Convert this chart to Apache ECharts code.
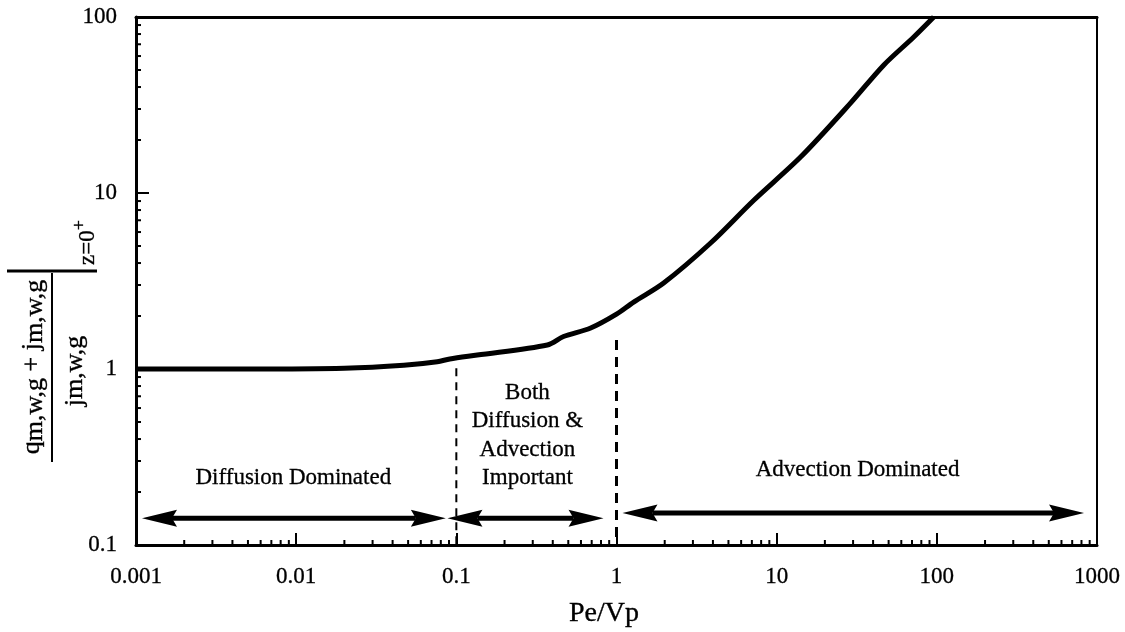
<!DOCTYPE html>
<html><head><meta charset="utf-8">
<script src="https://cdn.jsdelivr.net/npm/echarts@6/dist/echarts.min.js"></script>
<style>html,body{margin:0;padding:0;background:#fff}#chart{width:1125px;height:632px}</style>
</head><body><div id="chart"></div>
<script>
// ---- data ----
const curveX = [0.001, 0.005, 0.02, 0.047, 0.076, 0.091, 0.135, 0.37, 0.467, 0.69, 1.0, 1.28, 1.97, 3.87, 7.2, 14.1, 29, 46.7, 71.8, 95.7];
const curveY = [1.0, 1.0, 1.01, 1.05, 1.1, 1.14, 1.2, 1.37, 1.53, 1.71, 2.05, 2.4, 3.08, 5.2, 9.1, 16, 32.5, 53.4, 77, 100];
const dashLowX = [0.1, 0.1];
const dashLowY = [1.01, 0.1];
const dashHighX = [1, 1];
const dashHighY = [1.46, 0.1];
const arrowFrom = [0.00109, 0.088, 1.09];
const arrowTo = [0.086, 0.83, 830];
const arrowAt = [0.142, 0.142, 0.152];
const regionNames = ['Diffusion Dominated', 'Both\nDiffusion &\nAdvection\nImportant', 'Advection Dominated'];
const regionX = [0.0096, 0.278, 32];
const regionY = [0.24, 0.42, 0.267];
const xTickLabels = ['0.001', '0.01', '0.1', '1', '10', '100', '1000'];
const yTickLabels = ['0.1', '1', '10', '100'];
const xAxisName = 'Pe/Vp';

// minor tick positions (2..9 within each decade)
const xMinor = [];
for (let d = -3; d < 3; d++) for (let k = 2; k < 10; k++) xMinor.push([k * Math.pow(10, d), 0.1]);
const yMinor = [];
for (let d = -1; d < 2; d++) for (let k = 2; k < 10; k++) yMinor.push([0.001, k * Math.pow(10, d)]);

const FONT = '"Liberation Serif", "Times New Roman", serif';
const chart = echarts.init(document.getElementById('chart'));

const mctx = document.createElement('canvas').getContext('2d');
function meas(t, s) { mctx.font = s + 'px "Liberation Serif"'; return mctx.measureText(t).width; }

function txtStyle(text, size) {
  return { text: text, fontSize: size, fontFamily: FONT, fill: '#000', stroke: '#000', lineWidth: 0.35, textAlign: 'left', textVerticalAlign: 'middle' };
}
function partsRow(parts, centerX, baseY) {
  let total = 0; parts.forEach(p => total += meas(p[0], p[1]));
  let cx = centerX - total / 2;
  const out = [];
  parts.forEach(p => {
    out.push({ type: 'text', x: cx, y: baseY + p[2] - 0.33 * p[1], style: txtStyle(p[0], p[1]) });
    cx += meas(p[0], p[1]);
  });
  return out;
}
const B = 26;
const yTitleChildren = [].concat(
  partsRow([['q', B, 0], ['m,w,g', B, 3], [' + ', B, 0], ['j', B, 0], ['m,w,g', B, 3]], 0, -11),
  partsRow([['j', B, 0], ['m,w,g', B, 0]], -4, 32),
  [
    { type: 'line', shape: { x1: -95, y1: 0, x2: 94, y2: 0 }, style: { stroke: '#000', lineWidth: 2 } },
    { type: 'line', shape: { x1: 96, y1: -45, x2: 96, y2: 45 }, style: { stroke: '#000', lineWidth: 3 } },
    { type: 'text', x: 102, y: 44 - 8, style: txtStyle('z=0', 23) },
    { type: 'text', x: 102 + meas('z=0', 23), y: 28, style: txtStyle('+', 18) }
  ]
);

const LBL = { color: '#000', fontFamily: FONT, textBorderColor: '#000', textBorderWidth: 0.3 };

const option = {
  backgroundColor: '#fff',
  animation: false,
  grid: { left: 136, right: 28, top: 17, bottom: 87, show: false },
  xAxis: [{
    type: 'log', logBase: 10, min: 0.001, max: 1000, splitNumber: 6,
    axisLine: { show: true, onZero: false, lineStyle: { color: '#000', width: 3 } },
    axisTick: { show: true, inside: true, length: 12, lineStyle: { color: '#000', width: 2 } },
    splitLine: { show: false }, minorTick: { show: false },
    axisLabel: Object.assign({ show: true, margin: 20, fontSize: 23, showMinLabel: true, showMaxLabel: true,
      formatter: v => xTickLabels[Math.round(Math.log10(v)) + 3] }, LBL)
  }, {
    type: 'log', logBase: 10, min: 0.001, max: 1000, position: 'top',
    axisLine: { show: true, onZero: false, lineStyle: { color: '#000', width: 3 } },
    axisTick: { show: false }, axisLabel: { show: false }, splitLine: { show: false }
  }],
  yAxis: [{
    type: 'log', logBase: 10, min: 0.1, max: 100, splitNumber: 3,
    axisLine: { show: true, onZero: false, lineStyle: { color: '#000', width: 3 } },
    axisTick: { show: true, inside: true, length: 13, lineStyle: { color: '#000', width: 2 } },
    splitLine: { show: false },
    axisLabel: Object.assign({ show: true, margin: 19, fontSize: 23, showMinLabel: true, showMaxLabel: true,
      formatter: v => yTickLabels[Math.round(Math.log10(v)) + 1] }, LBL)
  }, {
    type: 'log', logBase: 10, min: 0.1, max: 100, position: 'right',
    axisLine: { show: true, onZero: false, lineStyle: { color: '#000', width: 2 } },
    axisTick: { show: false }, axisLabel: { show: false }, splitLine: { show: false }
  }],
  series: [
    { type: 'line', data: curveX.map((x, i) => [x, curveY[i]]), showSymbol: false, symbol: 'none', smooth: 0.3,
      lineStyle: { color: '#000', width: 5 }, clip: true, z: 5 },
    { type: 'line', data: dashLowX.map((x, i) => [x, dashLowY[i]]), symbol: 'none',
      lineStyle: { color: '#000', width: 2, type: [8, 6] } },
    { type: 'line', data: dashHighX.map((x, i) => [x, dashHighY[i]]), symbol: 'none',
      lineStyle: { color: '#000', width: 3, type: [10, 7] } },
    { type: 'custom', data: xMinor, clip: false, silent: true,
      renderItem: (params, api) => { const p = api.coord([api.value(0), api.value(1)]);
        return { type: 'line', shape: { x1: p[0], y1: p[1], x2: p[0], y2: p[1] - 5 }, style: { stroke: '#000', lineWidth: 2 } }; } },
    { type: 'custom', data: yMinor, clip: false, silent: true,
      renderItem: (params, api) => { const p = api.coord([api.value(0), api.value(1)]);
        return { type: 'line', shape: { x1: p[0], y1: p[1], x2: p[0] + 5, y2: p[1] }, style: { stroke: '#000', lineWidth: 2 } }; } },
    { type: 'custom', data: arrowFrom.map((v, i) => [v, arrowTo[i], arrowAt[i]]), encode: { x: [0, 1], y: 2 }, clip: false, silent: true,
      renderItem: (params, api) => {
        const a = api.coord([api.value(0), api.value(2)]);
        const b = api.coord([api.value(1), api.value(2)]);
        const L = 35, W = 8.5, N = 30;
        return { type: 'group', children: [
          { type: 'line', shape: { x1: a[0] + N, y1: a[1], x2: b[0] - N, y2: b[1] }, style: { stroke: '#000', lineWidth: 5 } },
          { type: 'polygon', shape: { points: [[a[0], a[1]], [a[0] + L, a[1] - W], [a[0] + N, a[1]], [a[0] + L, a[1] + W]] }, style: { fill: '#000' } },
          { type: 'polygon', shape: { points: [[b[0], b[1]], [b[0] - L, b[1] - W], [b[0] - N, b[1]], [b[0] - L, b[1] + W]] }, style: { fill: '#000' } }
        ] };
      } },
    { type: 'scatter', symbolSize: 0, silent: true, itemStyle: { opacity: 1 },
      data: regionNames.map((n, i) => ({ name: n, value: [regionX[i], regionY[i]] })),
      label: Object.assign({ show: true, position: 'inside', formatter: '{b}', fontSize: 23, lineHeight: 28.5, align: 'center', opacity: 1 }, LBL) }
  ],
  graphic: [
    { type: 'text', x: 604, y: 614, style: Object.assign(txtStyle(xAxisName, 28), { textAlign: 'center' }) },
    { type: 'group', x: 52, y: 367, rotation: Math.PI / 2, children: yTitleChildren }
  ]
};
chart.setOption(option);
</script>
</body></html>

**TO DO:** Repeat the listing above up to and including the line with "function meas(t, s)", starting from its first line. Drop any pictures.

**ANSWER:**
Convert this chart to Apache ECharts code.
<!DOCTYPE html>
<html><head><meta charset="utf-8">
<script src="https://cdn.jsdelivr.net/npm/echarts@6/dist/echarts.min.js"></script>
<style>html,body{margin:0;padding:0;background:#fff}#chart{width:1125px;height:632px}</style>
</head><body><div id="chart"></div>
<script>
// ---- data ----
const curveX = [0.001, 0.005, 0.02, 0.047, 0.076, 0.091, 0.135, 0.37, 0.467, 0.69, 1.0, 1.28, 1.97, 3.87, 7.2, 14.1, 29, 46.7, 71.8, 95.7];
const curveY = [1.0, 1.0, 1.01, 1.05, 1.1, 1.14, 1.2, 1.37, 1.53, 1.71, 2.05, 2.4, 3.08, 5.2, 9.1, 16, 32.5, 53.4, 77, 100];
const dashLowX = [0.1, 0.1];
const dashLowY = [1.01, 0.1];
const dashHighX = [1, 1];
const dashHighY = [1.46, 0.1];
const arrowFrom = [0.00109, 0.088, 1.09];
const arrowTo = [0.086, 0.83, 830];
const arrowAt = [0.142, 0.142, 0.152];
const regionNames = ['Diffusion Dominated', 'Both\nDiffusion &\nAdvection\nImportant', 'Advection Dominated'];
const regionX = [0.0096, 0.278, 32];
const regionY = [0.24, 0.42, 0.267];
const xTickLabels = ['0.001', '0.01', '0.1', '1', '10', '100', '1000'];
const yTickLabels = ['0.1', '1', '10', '100'];
const xAxisName = 'Pe/Vp';

// minor tick positions (2..9 within each decade)
const xMinor = [];
for (let d = -3; d < 3; d++) for (let k = 2; k < 10; k++) xMinor.push([k * Math.pow(10, d), 0.1]);
const yMinor = [];
for (let d = -1; d < 2; d++) for (let k = 2; k < 10; k++) yMinor.push([0.001, k * Math.pow(10, d)]);

const FONT = '"Liberation Serif", "Times New Roman", serif';
const chart = echarts.init(document.getElementById('chart'));

const mctx = document.createElement('canvas').getContext('2d');
function meas(t, s) { mctx.font = s + 'px "Liberation Serif"'; return mctx.measureText(t).width; }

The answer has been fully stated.